Quote the records exactly, starting at the first line and stopping after the line with "return (B - y) / (B - T)"; skip the pictures.

Entries shown:
──────────

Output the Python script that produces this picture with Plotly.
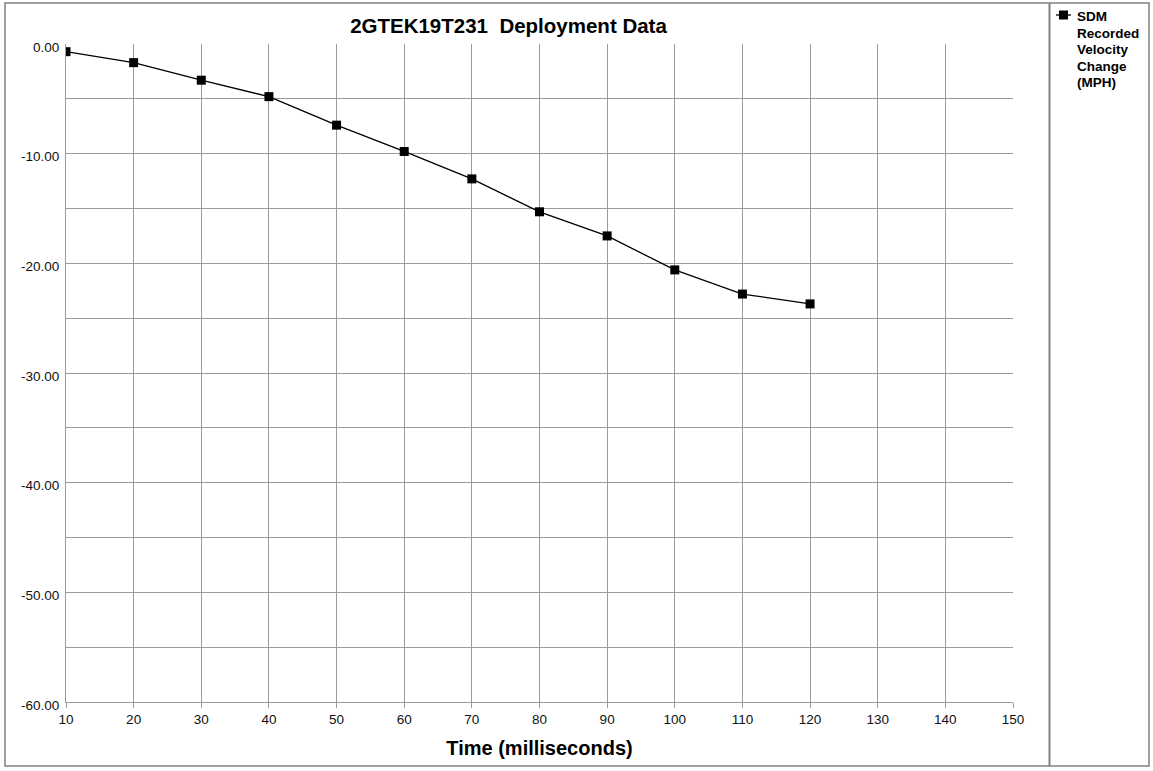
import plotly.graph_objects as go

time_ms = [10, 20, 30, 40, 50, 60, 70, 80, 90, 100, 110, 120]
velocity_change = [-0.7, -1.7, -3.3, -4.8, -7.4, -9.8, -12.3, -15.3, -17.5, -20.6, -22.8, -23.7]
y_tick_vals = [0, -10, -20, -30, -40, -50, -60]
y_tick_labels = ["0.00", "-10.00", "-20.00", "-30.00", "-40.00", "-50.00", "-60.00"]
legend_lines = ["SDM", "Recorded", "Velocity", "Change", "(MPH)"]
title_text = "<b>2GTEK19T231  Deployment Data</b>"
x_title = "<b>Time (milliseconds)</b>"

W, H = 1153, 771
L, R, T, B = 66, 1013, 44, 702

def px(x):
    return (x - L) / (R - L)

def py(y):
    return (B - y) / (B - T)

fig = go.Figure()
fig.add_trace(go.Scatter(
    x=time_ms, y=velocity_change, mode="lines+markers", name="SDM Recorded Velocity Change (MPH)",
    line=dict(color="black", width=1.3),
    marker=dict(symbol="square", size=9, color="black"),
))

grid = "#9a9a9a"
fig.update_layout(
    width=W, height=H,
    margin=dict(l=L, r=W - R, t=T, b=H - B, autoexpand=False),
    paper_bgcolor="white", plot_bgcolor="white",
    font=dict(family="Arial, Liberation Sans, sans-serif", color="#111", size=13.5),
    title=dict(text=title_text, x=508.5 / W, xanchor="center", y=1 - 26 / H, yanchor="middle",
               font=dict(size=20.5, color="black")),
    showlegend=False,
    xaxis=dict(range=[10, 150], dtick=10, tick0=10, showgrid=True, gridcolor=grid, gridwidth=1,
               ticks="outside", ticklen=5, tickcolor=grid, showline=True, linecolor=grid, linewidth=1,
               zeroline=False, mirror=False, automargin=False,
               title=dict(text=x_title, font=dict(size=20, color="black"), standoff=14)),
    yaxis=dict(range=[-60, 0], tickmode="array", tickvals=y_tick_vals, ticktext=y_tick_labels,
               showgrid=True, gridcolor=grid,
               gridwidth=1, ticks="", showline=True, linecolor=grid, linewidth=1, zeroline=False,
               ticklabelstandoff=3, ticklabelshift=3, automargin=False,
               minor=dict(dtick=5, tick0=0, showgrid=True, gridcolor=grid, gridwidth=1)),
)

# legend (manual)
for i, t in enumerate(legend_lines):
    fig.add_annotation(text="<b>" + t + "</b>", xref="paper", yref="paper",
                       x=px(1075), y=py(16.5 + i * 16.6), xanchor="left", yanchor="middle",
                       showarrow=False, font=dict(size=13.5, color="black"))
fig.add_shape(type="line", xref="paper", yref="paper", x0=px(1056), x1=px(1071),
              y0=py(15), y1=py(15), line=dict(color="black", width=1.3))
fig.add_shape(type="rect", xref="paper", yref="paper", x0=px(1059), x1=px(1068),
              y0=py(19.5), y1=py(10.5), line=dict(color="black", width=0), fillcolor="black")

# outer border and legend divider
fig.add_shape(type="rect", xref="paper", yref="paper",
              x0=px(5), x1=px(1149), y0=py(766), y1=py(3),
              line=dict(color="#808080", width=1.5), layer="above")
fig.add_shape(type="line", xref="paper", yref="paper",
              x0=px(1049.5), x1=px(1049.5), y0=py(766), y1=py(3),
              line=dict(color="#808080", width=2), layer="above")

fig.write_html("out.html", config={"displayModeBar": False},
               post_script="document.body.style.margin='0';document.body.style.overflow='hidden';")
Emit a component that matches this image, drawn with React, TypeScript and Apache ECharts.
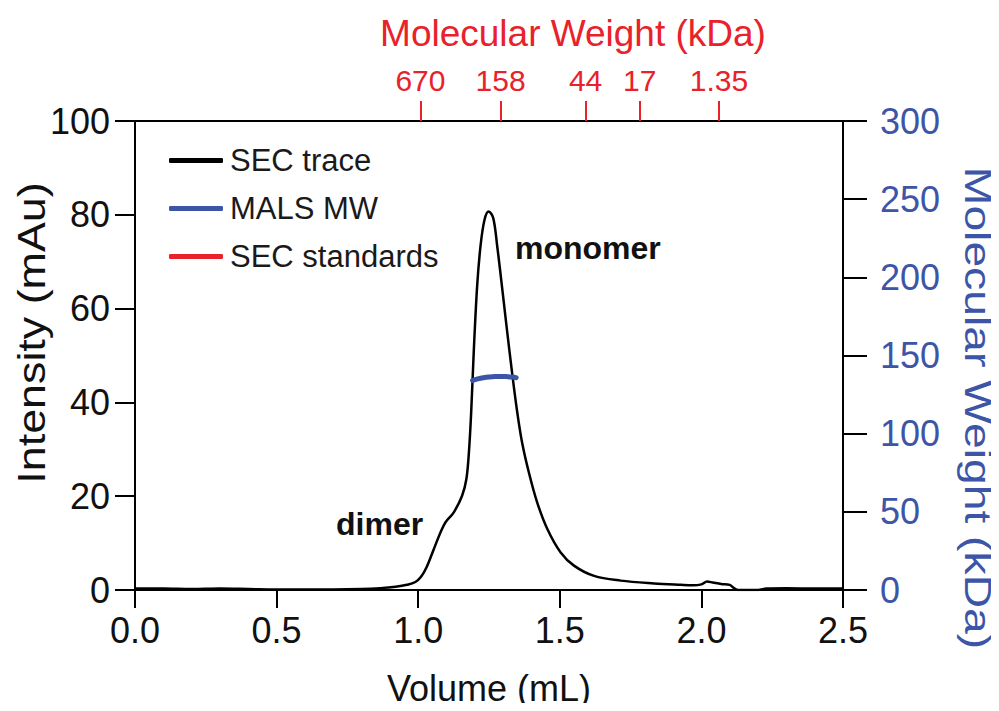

──────────

Reply:
Output the Python script that produces this picture with Plotly.
import plotly.graph_objects as go

time_ms = [10, 20, 30, 40, 50, 60, 70, 80, 90, 100, 110, 120]
velocity_change = [-0.7, -1.7, -3.3, -4.8, -7.4, -9.8, -12.3, -15.3, -17.5, -20.6, -22.8, -23.7]
y_tick_vals = [0, -10, -20, -30, -40, -50, -60]
y_tick_labels = ["0.00", "-10.00", "-20.00", "-30.00", "-40.00", "-50.00", "-60.00"]
legend_lines = ["SDM", "Recorded", "Velocity", "Change", "(MPH)"]
title_text = "<b>2GTEK19T231  Deployment Data</b>"
x_title = "<b>Time (milliseconds)</b>"

W, H = 1153, 771
L, R, T, B = 66, 1013, 44, 702

def px(x):
    return (x - L) / (R - L)

def py(y):
    return (B - y) / (B - T)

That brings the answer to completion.